Output the data below in full, byte for byte. Nothing may differ.

● ● ● ● ● ● ●

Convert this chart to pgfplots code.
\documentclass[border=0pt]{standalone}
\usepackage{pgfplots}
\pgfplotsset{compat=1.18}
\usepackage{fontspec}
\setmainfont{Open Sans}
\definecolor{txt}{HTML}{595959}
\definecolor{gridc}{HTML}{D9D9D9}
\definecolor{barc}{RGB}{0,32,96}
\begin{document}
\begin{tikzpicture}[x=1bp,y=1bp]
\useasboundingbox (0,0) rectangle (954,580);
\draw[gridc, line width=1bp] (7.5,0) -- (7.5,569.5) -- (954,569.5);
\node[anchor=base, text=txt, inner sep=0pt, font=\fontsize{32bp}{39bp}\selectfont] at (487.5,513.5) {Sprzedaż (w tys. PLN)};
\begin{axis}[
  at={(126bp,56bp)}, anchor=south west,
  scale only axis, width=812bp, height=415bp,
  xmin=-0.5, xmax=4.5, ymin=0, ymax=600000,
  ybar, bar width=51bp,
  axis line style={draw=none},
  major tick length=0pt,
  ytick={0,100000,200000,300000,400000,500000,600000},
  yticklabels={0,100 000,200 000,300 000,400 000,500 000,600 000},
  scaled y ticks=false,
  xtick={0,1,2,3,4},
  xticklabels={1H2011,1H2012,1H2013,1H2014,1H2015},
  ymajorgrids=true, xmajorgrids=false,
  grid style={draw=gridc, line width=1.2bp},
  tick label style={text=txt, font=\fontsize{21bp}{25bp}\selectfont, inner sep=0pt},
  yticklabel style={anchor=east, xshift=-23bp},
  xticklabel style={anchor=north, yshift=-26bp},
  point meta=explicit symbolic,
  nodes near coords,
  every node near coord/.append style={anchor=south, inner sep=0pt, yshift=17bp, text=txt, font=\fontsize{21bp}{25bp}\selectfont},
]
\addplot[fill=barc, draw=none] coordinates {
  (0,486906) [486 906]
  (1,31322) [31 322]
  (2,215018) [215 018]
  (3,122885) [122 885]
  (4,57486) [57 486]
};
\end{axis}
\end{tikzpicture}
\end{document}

● ● ● ● ● ● ●

* EXERCISE RESPONSE *
Convert this chart to pgfplots code.
\documentclass[border=0pt]{standalone}
\usepackage{pgfplots}
\pgfplotsset{compat=1.18}
\usepackage{fontspec}
\setmainfont{Open Sans}
\definecolor{txt}{HTML}{595959}
\definecolor{gridc}{HTML}{D9D9D9}
\definecolor{barc}{RGB}{0,32,96}
\begin{document}
\begin{tikzpicture}[x=1bp,y=1bp]
\useasboundingbox (0,0) rectangle (954,580);
\draw[gridc, line width=1bp] (7.5,0) -- (7.5,569.5) -- (954,569.5);
\node[anchor=base, text=txt, inner sep=0pt, font=\fontsize{32bp}{39bp}\selectfont] at (487.5,513.5) {Sprzedaż (w tys. PLN)};
\begin{axis}[
  at={(126bp,56bp)}, anchor=south west,
  scale only axis, width=812bp, height=415bp,
  xmin=-0.5, xmax=4.5, ymin=0, ymax=600000,
  ybar, bar width=51bp,
  axis line style={draw=none},
  major tick length=0pt,
  ytick={0,100000,200000,300000,400000,500000,600000},
  yticklabels={0,100 000,200 000,300 000,400 000,500 000,600 000},
  scaled y ticks=false,
  xtick={0,1,2,3,4},
  xticklabels={1H2011,1H2012,1H2013,1H2014,1H2015},
  ymajorgrids=true, xmajorgrids=false,
  grid style={draw=gridc, line width=1.2bp},
  tick label style={text=txt, font=\fontsize{21bp}{25bp}\selectfont, inner sep=0pt},
  yticklabel style={anchor=east, xshift=-23bp},
  xticklabel style={anchor=north, yshift=-26bp},
  point meta=explicit symbolic,
  nodes near coords,
  every node near coord/.append style={anchor=south, inner sep=0pt, yshift=17bp, text=txt, font=\fontsize{21bp}{25bp}\selectfont},
]
\addplot[fill=barc, draw=none] coordinates {
  (0,486906) [486 906]
  (1,31322) [31 322]
  (2,215018) [215 018]
  (3,122885) [122 885]
  (4,57486) [57 486]
};
\end{axis}
\end{tikzpicture}
\end{document}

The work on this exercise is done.